Свою критическую статью я назвал «Этика художественного высказывания». Почему?

В рассказе не нарушена этика как мораль, а именно этика художественного высказывания — то есть те негласные правила, которые делают текст честным, убедительным и уважительным к человеческому опыту.
Есть три ключевых «провала»:

1. Несоответствие между тяжестью события и тоном повествования

В тексте произошла физическая травма, изменившая судьбу человека.
Но автор описывает её так, будто речь о разбитой чашке или «забавном случае в детстве».
Это воспринимается как художественная нечестность.
Читатель чувствует: что-то не туда подано.
Это не этично по отношению к персонажам, и по отношению к читателю.

2. Использование судьбы персонажа как “шутки” или «поворота ради эффекта»

Эпилог в оригинале звучал так, будто смена пола — это:

• последствие травмы,
• бытовая мелочь,
• комическое или ироничное завершение.

Но смена пола — это не сюжетный твист, а глубокий личный опыт.
Когда автор подаёт его как анекдот, возникает ощущение непочтительности.
Это и есть нарушение писательской этики: обесценивание опыта персонажа.
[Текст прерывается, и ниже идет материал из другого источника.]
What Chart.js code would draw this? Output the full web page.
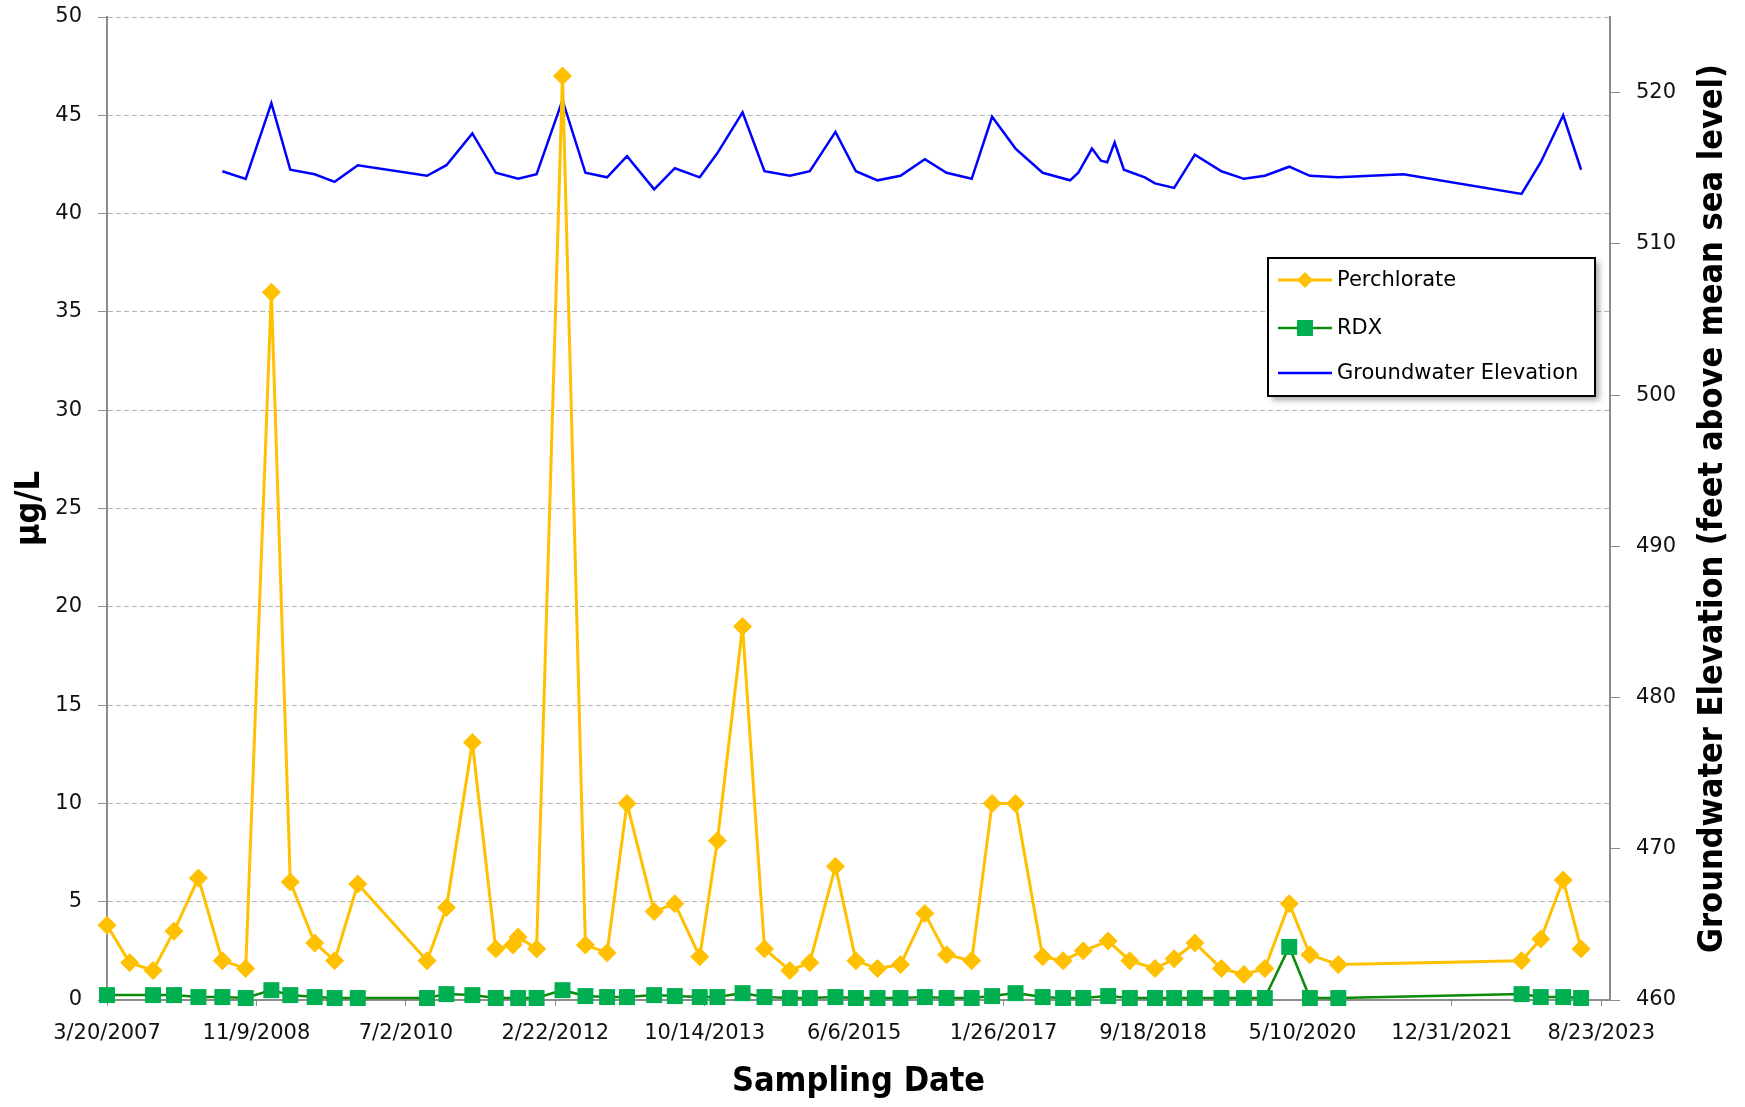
<!DOCTYPE html>
<html>
<head>
<meta charset="utf-8">
<title>Perchlorate, RDX and Groundwater Elevation</title>
<script src="https://cdn.jsdelivr.net/npm/chart.js@4.4.1/dist/chart.umd.min.js"></script>
<style>
  html, body { margin: 0; padding: 0; background: #fff; }
</style>
</head>
<body>
<canvas id="chemChart" width="1745" height="1107"></canvas>
<script>
// sampling dates shared by perchlorate and RDX
const sampleDates = [
  '2007-03-20', '2007-06-19', '2007-09-21', '2007-12-14', '2008-03-21', '2008-06-25',
  '2008-09-27', '2009-01-08', '2009-03-25', '2009-07-01', '2009-09-19', '2009-12-21',
  '2010-09-25', '2010-12-12', '2011-03-26', '2011-06-28', '2011-09-05', '2011-09-26',
  '2011-12-09', '2012-03-22', '2012-06-22', '2012-09-17', '2012-12-06', '2013-03-25',
  '2013-06-16', '2013-09-24', '2013-12-04', '2014-03-15', '2014-06-11', '2014-09-21',
  '2014-12-10', '2015-03-23', '2015-06-13', '2015-09-08', '2015-12-09', '2016-03-16',
  '2016-06-11', '2016-09-20', '2016-12-11', '2017-03-15', '2017-07-02', '2017-09-22',
  '2017-12-12', '2018-03-22', '2018-06-17', '2018-09-26', '2018-12-12', '2019-03-05',
  '2019-06-20', '2019-09-18', '2019-12-11', '2020-03-18', '2020-06-09', '2020-10-01',
  '2022-10-07', '2022-12-23', '2023-03-23', '2023-06-03'
];

const perchlorate = [
  3.8, 1.9, 1.5, 3.5, 6.2, 2.0,
  1.6, 36, 6.0, 2.9, 2.0, 5.9,
  2.0, 4.7, 13.1, 2.6, 2.8, 3.2,
  2.6, 47, 2.8, 2.4, 10.0, 4.5,
  4.9, 2.2, 8.1, 19, 2.6, 1.5,
  1.9, 6.8, 2.0, 1.6, 1.8, 4.4,
  2.3, 2.0, 10.0, 10.0, 2.2, 2.0,
  2.5, 3.0, 2.0, 1.6, 2.1, 2.9,
  1.6, 1.3, 1.6, 4.9, 2.3, 1.8,
  2.0, 3.1, 6.1, 2.6
];

const rdx = [
  0.25, null, 0.25, 0.25, 0.15, 0.15,
  0.1, 0.5, 0.25, 0.15, 0.1, 0.1,
  0.1, 0.3, 0.25, 0.1, null, 0.1,
  0.1, 0.5, 0.2, 0.15, 0.15, 0.25,
  0.2, 0.15, 0.15, 0.35, 0.15, 0.1,
  0.1, 0.15, 0.1, 0.1, 0.1, 0.15,
  0.1, 0.1, 0.2, 0.35, 0.15, 0.1,
  0.1, 0.2, 0.1, 0.1, 0.1, 0.1,
  0.1, 0.1, 0.1, 2.7, 0.1, 0.1,
  0.3, 0.15, 0.15, 0.1
];

const elevationDates = [
  '2008-06-25', '2008-09-27', '2009-01-08', '2009-03-25', '2009-07-01', '2009-09-19',
  '2009-12-21', '2010-09-25', '2010-12-12', '2011-03-26', '2011-06-28', '2011-09-26',
  '2011-12-09', '2012-03-22', '2012-06-22', '2012-09-17', '2012-12-06', '2013-03-25',
  '2013-06-16', '2013-09-24', '2013-12-04', '2014-03-15', '2014-06-11', '2014-09-21',
  '2014-12-10', '2015-03-23', '2015-06-13', '2015-09-08', '2015-12-09', '2016-03-16',
  '2016-06-11', '2016-09-20', '2016-12-11', '2017-03-15', '2017-07-02', '2017-10-20',
  '2017-11-22', '2018-01-16', '2018-02-21', '2018-03-18', '2018-04-17', '2018-05-24',
  '2018-08-16', '2018-09-26', '2018-12-12', '2019-03-05', '2019-06-20', '2019-09-18',
  '2019-12-11', '2020-03-18', '2020-06-09', '2020-10-01', '2021-06-20', '2022-10-07',
  '2022-12-23', '2023-03-23', '2023-06-03'
];

const elevation = [
  514.8, 514.3, 519.3, 514.9, 514.6, 514.1,
  515.2, 514.5, 515.2, 517.3, 514.7, 514.3,
  514.6, 519.5, 514.7, 514.4, 515.8, 513.6,
  515.0, 514.4, 516.0, 518.7, 514.8, 514.5,
  514.8, 517.4, 514.8, 514.2, 514.5, 515.6,
  514.7, 514.3, 518.4, 516.3, 514.7, 514.2,
  514.7, 516.3, 515.5, 515.4, 516.7, 514.9,
  514.4, 514.0, 513.7, 515.9, 514.8, 514.3,
  514.5, 515.1, 514.5, 514.4, 514.6, 513.3,
  515.4, 518.5, 514.9
];

// date axis ticks (every 600 days)
const xTickDates = [
  '2007-03-20', '2008-11-09', '2010-07-02', '2012-02-22', '2013-10-14', '2015-06-06',
  '2017-01-26', '2018-09-18', '2020-05-10', '2021-12-31', '2023-08-23'
];

const origin = Date.UTC(2007, 2, 20);
const DAY = 86400000;
const toDay = s => {
  const [y, m, d] = s.split('-').map(Number);
  return (Date.UTC(y, m - 1, d) - origin) / DAY;
};
const fmtDate = v => {
  const dt = new Date(origin + v * DAY);
  return (dt.getUTCMonth() + 1) + '/' + dt.getUTCDate() + '/' + dt.getUTCFullYear();
};

const axisGray = '#8c8c8c';
const gridGray = '#b4b4b4';
const tickFont = { family: 'DejaVu Sans', size: 21 };
const titleFont = 'bold 34px "DejaVu Sans Condensed", "DejaVu Sans", sans-serif';

// fixed axis box sizes, no extra label padding
const fixWidth = w => scale => {
  scale.width = w;
  scale.paddingTop = 0;
  scale.paddingBottom = 0;
};

// titles and legend drawn on top of the chart
const overlay = {
  id: 'overlay',
  afterDraw(chart) {
    const { ctx, chartArea: a } = chart;
    const midY = (a.top + a.bottom) / 2;
    ctx.save();
    ctx.fillStyle = '#000';
    ctx.font = titleFont;
    ctx.textAlign = 'center';
    ctx.textBaseline = 'middle';
    ctx.fillText('Sampling Date', (a.left + a.right) / 2, 1082);

    ctx.save();
    ctx.translate(30, midY);
    ctx.rotate(-Math.PI / 2);
    ctx.fillText('μg/L', 0, 0);
    ctx.restore();

    ctx.save();
    ctx.translate(1713, midY);
    ctx.rotate(-Math.PI / 2);
    ctx.fillText('Groundwater Elevation (feet above mean sea level)', 0, 0);
    ctx.restore();

    // legend box
    const bx = 1268, by = 258, bw = 327, bh = 138;
    ctx.save();
    ctx.shadowColor = 'rgba(0,0,0,0.35)';
    ctx.shadowBlur = 6;
    ctx.shadowOffsetX = 4;
    ctx.shadowOffsetY = 4;
    ctx.fillStyle = '#fff';
    ctx.fillRect(bx, by, bw, bh);
    ctx.restore();
    ctx.lineWidth = 2;
    ctx.strokeStyle = '#000';
    ctx.strokeRect(bx, by, bw, bh);

    const rows = [280, 328, 373];
    chart.data.datasets.forEach((ds, i) => {
      const y = rows[i];
      ctx.strokeStyle = ds.borderColor;
      ctx.lineWidth = ds.borderWidth;
      ctx.beginPath();
      ctx.moveTo(1278, y);
      ctx.lineTo(1332, y);
      ctx.stroke();
      ctx.fillStyle = ds.pointBackgroundColor || ds.borderColor;
      if (ds.pointStyle === 'rectRot') {
        const r = 8;
        ctx.beginPath();
        ctx.moveTo(1305 - r, y);
        ctx.lineTo(1305, y - r);
        ctx.lineTo(1305 + r, y);
        ctx.lineTo(1305, y + r);
        ctx.closePath();
        ctx.fill();
      } else if (ds.pointStyle === 'rect') {
        ctx.fillRect(1305 - 8, y - 8, 16, 16);
      }
      ctx.fillStyle = '#000';
      ctx.font = '21px "DejaVu Sans", sans-serif';
      ctx.textAlign = 'left';
      ctx.textBaseline = 'middle';
      ctx.fillText(ds.label, 1337, y + 1);
    });
    ctx.restore();
  }
};

const ctx = document.getElementById('chemChart').getContext('2d');
new Chart(ctx, {
  type: 'line',
  data: {
    datasets: [
      {
        label: 'Perchlorate',
        data: sampleDates.map((d, i) => ({ x: toDay(d), y: perchlorate[i] })),
        borderColor: '#ffc000',
        backgroundColor: '#ffc000',
        pointBackgroundColor: '#ffc000',
        pointBorderColor: '#ffc000',
        borderWidth: 3,
        pointStyle: 'rectRot',
        pointRadius: 9,
        pointBorderWidth: 1,
        yAxisID: 'y',
        clip: false
      },
      {
        label: 'RDX',
        data: sampleDates.map((d, i) => ({ x: toDay(d), y: rdx[i] })),
        borderColor: '#0b8a0b',
        backgroundColor: '#00b050',
        pointBackgroundColor: '#00b050',
        pointBorderColor: '#00b050',
        borderWidth: 2.5,
        pointStyle: 'rect',
        pointRadius: 11.3,
        pointBorderWidth: 0,
        spanGaps: true,
        yAxisID: 'y',
        clip: false
      },
      {
        label: 'Groundwater Elevation',
        data: elevationDates.map((d, i) => ({ x: toDay(d), y: elevation[i] })),
        borderColor: '#0000ff',
        backgroundColor: '#0000ff',
        borderWidth: 2.5,
        pointRadius: 0,
        yAxisID: 'y1'
      }
    ]
  },
  options: {
    responsive: false,
    animation: false,
    devicePixelRatio: 1,
    layout: { padding: { top: 17, left: 0, right: 0, bottom: 0 } },
    plugins: {
      legend: { display: false },
      tooltip: { enabled: false }
    },
    scales: {
      x: {
        type: 'linear',
        min: 0,
        max: 6035,
        afterBuildTicks: scale => {
          scale.ticks = xTickDates.map(d => ({ value: toDay(d) }));
        },
        afterFit: scale => { scale.height = 107; },
        ticks: {
          callback: v => fmtDate(v),
          font: tickFont,
          color: '#111',
          padding: 15,
          maxRotation: 0,
          autoSkip: false
        },
        grid: { drawOnChartArea: false, drawTicks: true, tickLength: 6, color: axisGray, tickColor: axisGray },
        border: { color: axisGray, width: 2 }
      },
      y: {
        position: 'left',
        min: 0,
        max: 50,
        afterFit: fixWidth(107),
        ticks: { stepSize: 5, font: tickFont, color: '#111', padding: 16 },
        grid: { color: gridGray, lineWidth: 1, tickLength: 9, tickColor: axisGray, borderDash: [5, 3] },
        border: { color: axisGray, width: 2, dash: [5, 3] }
      },
      y1: {
        position: 'right',
        min: 460,
        max: 525,
        afterFit: fixWidth(135),
        ticks: { stepSize: 10, includeBounds: false, font: tickFont, color: '#111', padding: 16 },
        grid: { drawOnChartArea: false, tickLength: 10, color: axisGray, tickColor: axisGray },
        border: { color: axisGray, width: 2 }
      }
    }
  },
  plugins: [overlay]
});
</script>
</body>
</html>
3. Мораль «приклеена», а не органически выросла из переживания

Автор даёт крупную философскую фразу о том, что человек не может сравниться с богами, но внутреннего пути героического переживания нет.
Мораль не работает — и выглядит как попытка оправдать текст.
В литературе это тоже считается нарушением внутренней этики — манипуляция смыслом, а не служение смыслу.

Итог:

Да — в рассказе нарушена художественная честность, что в профессиональной среде называют писательской этикой.
Нет — автор не виноват в моральном смысле.
Да — текст рассыпается именно из-за несоответствия тона и тяжести события.